Class TokenSequenceMatchDataAndTarget

  • All Implemented Interfaces:
    AlphabetCarrying, java.io.Serializable

    public class TokenSequenceMatchDataAndTarget
    extends Pipe
    implements java.io.Serializable
    Run a regular expression over the text of each token; replace the text with the substring matching one regex group; create a target TokenSequence from the text matching another regex group.

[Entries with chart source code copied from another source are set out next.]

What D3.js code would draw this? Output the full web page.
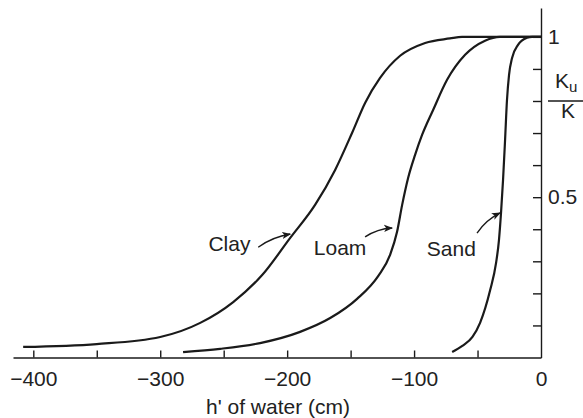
<!DOCTYPE html>
<html>
<head>
<meta charset="utf-8">
<style>
  body { margin: 0; background: #fff; }
  svg text { font-family: "Liberation Sans", Arial, Helvetica, sans-serif; fill: #222; }
</style>
</head>
<body>
<div id="chart"></div>
<script src="https://d3js.org/d3.v7.min.js"></script>
<script>
// relative conductivity Ku/K against pressure head h' (cm)
var clayH = [-408, -350, -300, -268.5, -242.5, -219.7, -197.6, -178, -162.2, -148.8, -138.6, -126.8, -111, -91.3, -71.7, -62.2, 0];
var clayK = [0.033, 0.042, 0.064, 0.108, 0.173, 0.257, 0.373, 0.476, 0.585, 0.701, 0.794, 0.872, 0.941, 0.981, 0.995, 1, 1];

var loamH = [-282, -252.8, -221.3, -189.8, -166.1, -144.9, -128.3, -118.9, -113.4, -109.4, -104.7, -99.2, -93.7, -85, -74, -59.8, -44.1, -32.3, 0];
var loamK = [0.017, 0.027, 0.045, 0.08, 0.123, 0.183, 0.254, 0.32, 0.392, 0.476, 0.56, 0.632, 0.694, 0.772, 0.866, 0.944, 0.988, 1, 1];

var sandH = [-70, -62, -54, -48, -40, -35.4, -33.1, -31.5, -29.9, -28.3, -26.8, -25.2, -22.8, -18.1, -11, -7, 0];
var sandK = [0.017, 0.036, 0.064, 0.108, 0.211, 0.295, 0.367, 0.451, 0.554, 0.679, 0.803, 0.881, 0.934, 0.975, 0.997, 1, 1];

// labels with their arrows: text position, arrow start, arrow tip
var soilNames = ["Clay", "Loam", "Sand"];
var labelH = [-262, -179, -90];
var labelK = [0.333, 0.32, 0.317];
var arrowFromH = [-222.8, -138.6, -50.4];
var arrowFromK = [0.344, 0.376, 0.388];
var arrowToH = [-197.6, -117.3, -32.3];
var arrowToK = [0.385, 0.404, 0.451];

var xTicks = d3.range(-400, 1, 50);
var xLabelled = [-400, -300, -200, -100, 0];
var yTicks = d3.range(1, 11).map(function(i) { return i / 10; });
var yLabels = { "1": "1", "0.5": "0.5" };

var width = 583, height = 418;

var svg = d3.select("#chart").append("svg")
    .attr("width", width)
    .attr("height", height);

var x = d3.scaleLinear().domain([-416, 0]).range([13, 541]);
var y = d3.scaleLinear().domain([0, 1.09]).range([357.5, 8]);

var ink = "#1a1a1a";
var fontSize = 21;

// bottom axis, ticks pointing up
var xAxis = svg.append("g")
    .attr("transform", "translate(0," + y(0) + ")")
    .call(d3.axisBottom(x)
        .tickValues(xTicks)
        .tickSizeInner(-7)
        .tickSizeOuter(0)
        .tickPadding(14)
        .tickFormat(function(d) { return xLabelled.indexOf(d) >= 0 ? d3.format("d")(d) : ""; }));

// right axis, ticks pointing left
var yAxis = svg.append("g")
    .attr("transform", "translate(" + x(0) + ",0)")
    .call(d3.axisRight(y)
        .tickValues(yTicks)
        .tickSizeInner(-8)
        .tickSizeOuter(0)
        .tickPadding(7)
        .tickFormat(function(d) { return yLabels[String(d)] || ""; }));

svg.selectAll(".domain, .tick line")
    .attr("stroke", ink)
    .attr("stroke-width", 1.4);
svg.selectAll(".tick text")
    .attr("font-size", fontSize)
    .attr("fill", "#222")
    .style("font-family", "'Liberation Sans', Arial, sans-serif");
// the axis at 0 hides the label tick line behind the corner
xAxis.selectAll(".tick").filter(function(d) { return d === 0; }).select("line").remove();

// axis title
svg.append("text")
    .attr("x", 278)
    .attr("y", 414)
    .attr("text-anchor", "middle")
    .attr("font-size", fontSize)
    .text("h' of water (cm)");

// Ku / K fraction
var frac = svg.append("g");
var num = frac.append("text")
    .attr("x", 555)
    .attr("y", 88)
    .attr("font-size", fontSize);
num.append("tspan").text("K");
num.append("tspan").attr("font-size", 15).attr("dy", 4).text("u");
frac.append("line")
    .attr("x1", 548).attr("x2", 583)
    .attr("y1", 101).attr("y2", 101)
    .attr("stroke", ink)
    .attr("stroke-width", 1.3);
frac.append("text")
    .attr("x", 568)
    .attr("y", 118)
    .attr("text-anchor", "middle")
    .attr("font-size", fontSize)
    .text("K");

// curves
var line = d3.line()
    .x(function(d) { return x(d[0]); })
    .y(function(d) { return y(d[1]); })
    .curve(d3.curveMonotoneX);

var series = [
    d3.zip(clayH, clayK),
    d3.zip(loamH, loamK),
    d3.zip(sandH, sandK)
];

svg.append("g").selectAll("path")
    .data(series)
    .enter().append("path")
    .attr("d", line)
    .attr("fill", "none")
    .attr("stroke", ink)
    .attr("stroke-width", 2.2)
    .attr("stroke-linejoin", "round");

// arrow heads
svg.append("defs").append("marker")
    .attr("id", "head")
    .attr("viewBox", "0 0 10 10")
    .attr("refX", 9)
    .attr("refY", 5)
    .attr("markerWidth", 9)
    .attr("markerHeight", 9)
    .attr("markerUnits", "userSpaceOnUse")
    .attr("orient", "auto")
    .append("path")
    .attr("d", "M0,1 L10,5 L0,9 L2.5,5 Z")
    .attr("fill", ink);

var notes = svg.append("g");
soilNames.forEach(function(name, i) {
    notes.append("text")
        .attr("x", x(labelH[i]))
        .attr("y", y(labelK[i]))
        .attr("font-size", fontSize)
        .text(name);

    var x0 = x(arrowFromH[i]), y0 = y(arrowFromK[i]);
    var x1 = x(arrowToH[i]), y1 = y(arrowToK[i]);
    // slight bow upward, like a hand drawn pointer
    var mx = (x0 + x1) / 2, my = (y0 + y1) / 2;
    var dx = x1 - x0, dy = y1 - y0, len = Math.sqrt(dx * dx + dy * dy);
    var cx = mx + dy / len * 4, cy = my - dx / len * 4;
    notes.append("path")
        .attr("d", "M" + x0 + "," + y0 + " Q" + cx + "," + cy + " " + x1 + "," + y1)
        .attr("fill", "none")
        .attr("stroke", ink)
        .attr("stroke-width", 1.4)
        .attr("marker-end", "url(#head)");
});
</script>
</body>
</html>
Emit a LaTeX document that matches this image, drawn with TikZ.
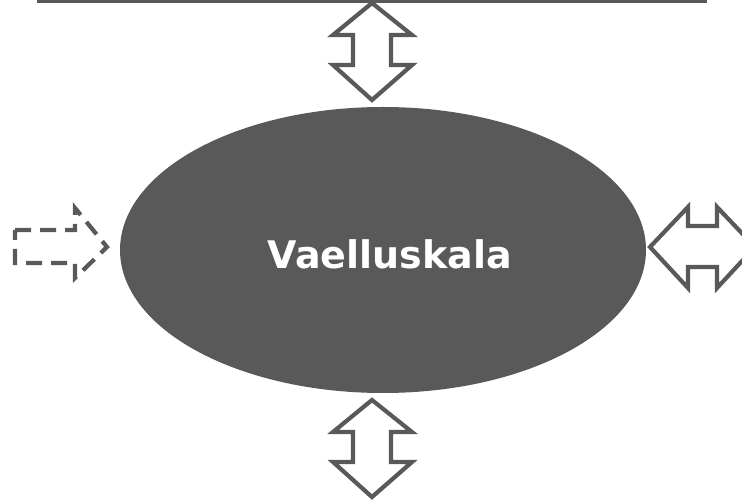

    For example, if you have a data file containing one line per token, and the label also appears on that line, you can first get a TokenSequence in which the text of each line is the Token.getText() of each token, then run this pipe, and separate the target information from the data information. For example to process the following,

             BACKGROUND Then
             PERSON Mr.
             PERSON Smith
             BACKGROUND said
             ...
             
    use new TokenSequenceMatchDataAndTarget (Pattern.compile ("([A-Z]+) (.*)"), 2, 1).
    Author:
    Andrew McCallum mccallum@cs.umass.edu
    See Also:
    Serialized Form
    • Constructor Detail

      • TokenSequenceMatchDataAndTarget

        public TokenSequenceMatchDataAndTarget​(java.util.regex.Pattern regex,
                                               int dataGroup,
                                               int targetGroup)
      • TokenSequenceMatchDataAndTarget

        public TokenSequenceMatchDataAndTarget​(java.lang.String regex,
                                               int dataGroup,
                                               int targetGroup)
    • Method Detail

      • pipe

        public Instance pipe​(Instance carrier)
        Description copied from class: Pipe
        Really this should be 'protected', but isn't for historical reasons.
        Overrides:
        pipe in class Pipe